There have been many critical readings of this work.  It is suggested that it is a meditation on Hemingway's own mortality - he died in 1961.  It is an existentialist allegory.  It is about faith, religion and redemption.  And so on.

It is easy to see why the critics have been mislead into these fanciful interpretations.  Cricket was not a prominent feature of Hemingway's work up until this point.  Bull fights and boxing tended to crowd out the macho possibilities of  depicting leather on willow.

However it is obvious to Fantasy Bob that The Old Man and the Sea is a great cricketing novel.  For Fantasy Bob has been in Santiago's position many times.  He is an aging cricketer. He has bowled 84 overs without the hint of a wicket.  His colleagues dub him unlucky, they leave him alone at deep fine leg.  One day,  he is brought on to bowl when all alternatives have run out. Miraculously, he is on song, his length and line return and there is that hint of late swing so tricky for lower league batsmen.  A wicket is within his grasp, surely.  But he is denied by the circling sharks of dropped catches and perverse umpiring decisions.

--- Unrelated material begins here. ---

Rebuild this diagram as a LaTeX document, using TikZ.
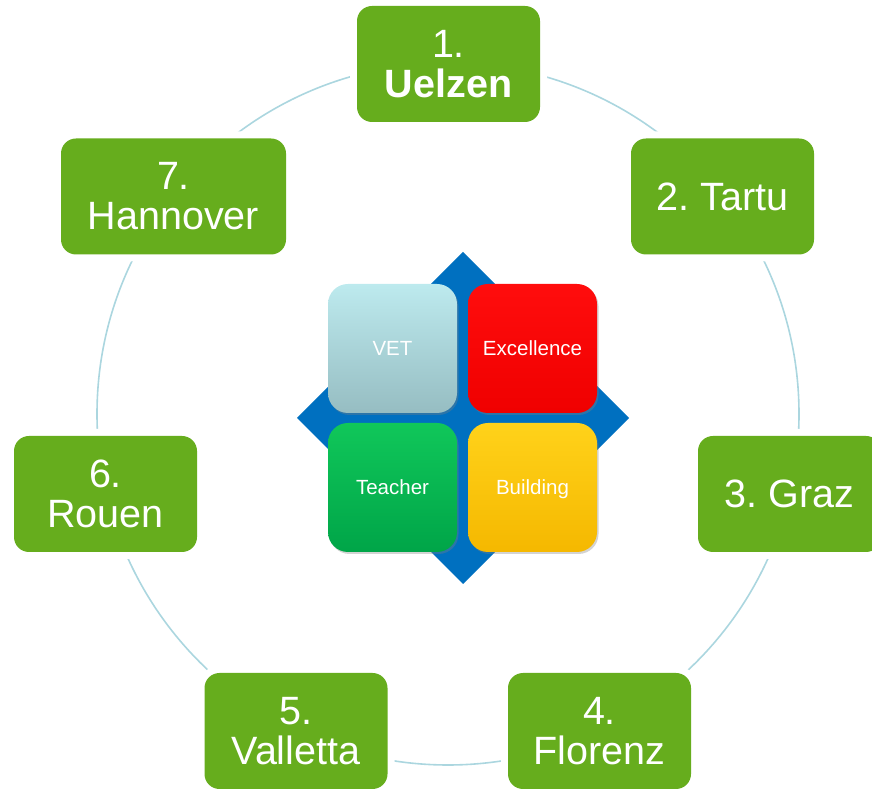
\documentclass[tikz,border=0pt]{standalone}
\usepackage{fontspec}
\setmainfont{Liberation Sans}
\usepackage{tikz}
\usetikzlibrary{shadows}

\definecolor{citygreen}{HTML}{66AD1D}
\definecolor{ringblue}{HTML}{ABD6DF}
\definecolor{diamondblue}{HTML}{0070C0}
\definecolor{vettop}{HTML}{BDEAEE}
\definecolor{vetbottom}{HTML}{96BDC2}
\definecolor{teachertop}{HTML}{10C75A}
\definecolor{teacherbottom}{HTML}{00A548}
\definecolor{buildingtop}{HTML}{FFD21A}
\definecolor{buildingbottom}{HTML}{F5B800}

\tikzset{
  city/.style={fill=citygreen, text=white, rounded corners=15pt, align=center,
    minimum width=183pt, minimum height=116pt, inner sep=0pt,
    font=\fontsize{39.5}{40}\selectfont,
    preaction={draw=white, line width=14pt}},
  tile/.style={rounded corners=20pt, minimum width=129pt, minimum height=129pt,
    inner sep=0pt, text=white, font=\fontsize{20.5}{22}\selectfont,
    text height=15pt, text depth=0pt,
    drop shadow={shadow xshift=1.5pt, shadow yshift=-2pt, opacity=0.35}},
}

\begin{document}
\frenchspacing
\begin{tikzpicture}[x=1pt,y=1pt]
\useasboundingbox (0,0) rectangle (872,789);

%ring
\draw[ringblue, line width=1.6pt] (448,375) circle (351pt);

%cities
\node[city] (uelzen) at (448.5,725) {1.\\\textbf{Uelzen}};
\node[city] (tartu) at (722.5,592.5) {2. Tartu};
\node[city] (graz) at (789.5,295) {3. Graz};
\node[city] (florenz) at (599.5,58) {4.\\Florenz};
\node[city] (valletta) at (296,58) {5.\\Valletta};
\node[city] (rouen) at (105.5,295) {6.\\Rouen};
\node[city, minimum width=225pt] (hannover) at (173.5,592.5) {7.\\Hannover};

%diamond
\fill[diamondblue] (463,537) -- (629,371) -- (463,205) -- (297,371) -- cycle;

%tiles
\node[tile, top color=vettop, bottom color=vetbottom] (vet) at (392.5,440.5) {VET};
\node[tile, top color=red!95!white, bottom color=red!94!black] (excellence) at (532.5,440.5) {Excellence};
\node[tile, top color=teachertop, bottom color=teacherbottom] (teacher) at (392.5,301.5) {Teacher};
\node[tile, top color=buildingtop, bottom color=buildingbottom] (building) at (532.5,301.5) {Building};

\end{tikzpicture}
\end{document}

Does a cricketer give up?  Will Fantasy Bob?  Not a chance.  For Hemingway captured the cricketer's attitude precisely:

Every day is a new day. It is better to be lucky. But I would rather be exact. Then when luck comes you are ready.” he wrote in the Old Man and the Sea and, further on,

It's silly not to hope. It's a sin he thought.”

Test Match Quality. Pulitzer Prize Quality. And well worth the Nobel Prize for Cricket too.